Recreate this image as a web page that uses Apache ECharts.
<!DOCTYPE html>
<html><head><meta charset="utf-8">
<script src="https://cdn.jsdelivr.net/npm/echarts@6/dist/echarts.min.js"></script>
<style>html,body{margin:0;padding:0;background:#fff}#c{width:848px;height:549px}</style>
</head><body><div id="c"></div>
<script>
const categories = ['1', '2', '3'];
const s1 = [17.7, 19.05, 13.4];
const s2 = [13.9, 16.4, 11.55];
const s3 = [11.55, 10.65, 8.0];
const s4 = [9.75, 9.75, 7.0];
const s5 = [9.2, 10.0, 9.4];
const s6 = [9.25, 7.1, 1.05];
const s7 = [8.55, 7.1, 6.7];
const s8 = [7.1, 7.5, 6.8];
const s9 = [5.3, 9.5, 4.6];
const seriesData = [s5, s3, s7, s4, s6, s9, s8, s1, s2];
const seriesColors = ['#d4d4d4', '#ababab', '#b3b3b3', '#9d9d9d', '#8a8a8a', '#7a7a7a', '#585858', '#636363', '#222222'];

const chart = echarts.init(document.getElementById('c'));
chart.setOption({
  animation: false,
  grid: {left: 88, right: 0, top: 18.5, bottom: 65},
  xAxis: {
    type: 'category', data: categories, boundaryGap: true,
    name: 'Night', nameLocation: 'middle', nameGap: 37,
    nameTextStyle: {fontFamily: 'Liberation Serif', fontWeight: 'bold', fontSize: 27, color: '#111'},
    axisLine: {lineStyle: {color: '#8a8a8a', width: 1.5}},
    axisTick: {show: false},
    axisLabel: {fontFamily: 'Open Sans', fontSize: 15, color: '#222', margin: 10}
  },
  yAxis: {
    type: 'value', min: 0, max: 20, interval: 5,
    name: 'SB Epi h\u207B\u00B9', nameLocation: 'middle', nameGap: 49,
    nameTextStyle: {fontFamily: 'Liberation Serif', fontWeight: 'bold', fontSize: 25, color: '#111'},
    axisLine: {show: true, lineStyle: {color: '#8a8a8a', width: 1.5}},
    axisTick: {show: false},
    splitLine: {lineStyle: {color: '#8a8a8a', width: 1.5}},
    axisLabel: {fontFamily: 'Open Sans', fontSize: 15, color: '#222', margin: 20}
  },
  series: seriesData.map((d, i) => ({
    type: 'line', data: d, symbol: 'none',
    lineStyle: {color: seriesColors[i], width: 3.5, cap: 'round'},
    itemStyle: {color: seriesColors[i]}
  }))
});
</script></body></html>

-----

# Exercise
Print all the data exactly.

# Complete output
Recreate this image as a web page that uses Apache ECharts.
<!DOCTYPE html>
<html><head><meta charset="utf-8">
<script src="https://cdn.jsdelivr.net/npm/echarts@6/dist/echarts.min.js"></script>
<style>html,body{margin:0;padding:0;background:#fff}#c{width:848px;height:549px}</style>
</head><body><div id="c"></div>
<script>
const categories = ['1', '2', '3'];
const s1 = [17.7, 19.05, 13.4];
const s2 = [13.9, 16.4, 11.55];
const s3 = [11.55, 10.65, 8.0];
const s4 = [9.75, 9.75, 7.0];
const s5 = [9.2, 10.0, 9.4];
const s6 = [9.25, 7.1, 1.05];
const s7 = [8.55, 7.1, 6.7];
const s8 = [7.1, 7.5, 6.8];
const s9 = [5.3, 9.5, 4.6];
const seriesData = [s5, s3, s7, s4, s6, s9, s8, s1, s2];
const seriesColors = ['#d4d4d4', '#ababab', '#b3b3b3', '#9d9d9d', '#8a8a8a', '#7a7a7a', '#585858', '#636363', '#222222'];

const chart = echarts.init(document.getElementById('c'));
chart.setOption({
  animation: false,
  grid: {left: 88, right: 0, top: 18.5, bottom: 65},
  xAxis: {
    type: 'category', data: categories, boundaryGap: true,
    name: 'Night', nameLocation: 'middle', nameGap: 37,
    nameTextStyle: {fontFamily: 'Liberation Serif', fontWeight: 'bold', fontSize: 27, color: '#111'},
    axisLine: {lineStyle: {color: '#8a8a8a', width: 1.5}},
    axisTick: {show: false},
    axisLabel: {fontFamily: 'Open Sans', fontSize: 15, color: '#222', margin: 10}
  },
  yAxis: {
    type: 'value', min: 0, max: 20, interval: 5,
    name: 'SB Epi h\u207B\u00B9', nameLocation: 'middle', nameGap: 49,
    nameTextStyle: {fontFamily: 'Liberation Serif', fontWeight: 'bold', fontSize: 25, color: '#111'},
    axisLine: {show: true, lineStyle: {color: '#8a8a8a', width: 1.5}},
    axisTick: {show: false},
    splitLine: {lineStyle: {color: '#8a8a8a', width: 1.5}},
    axisLabel: {fontFamily: 'Open Sans', fontSize: 15, color: '#222', margin: 20}
  },
  series: seriesData.map((d, i) => ({
    type: 'line', data: d, symbol: 'none',
    lineStyle: {color: seriesColors[i], width: 3.5, cap: 'round'},
    itemStyle: {color: seriesColors[i]}
  }))
});
</script></body></html>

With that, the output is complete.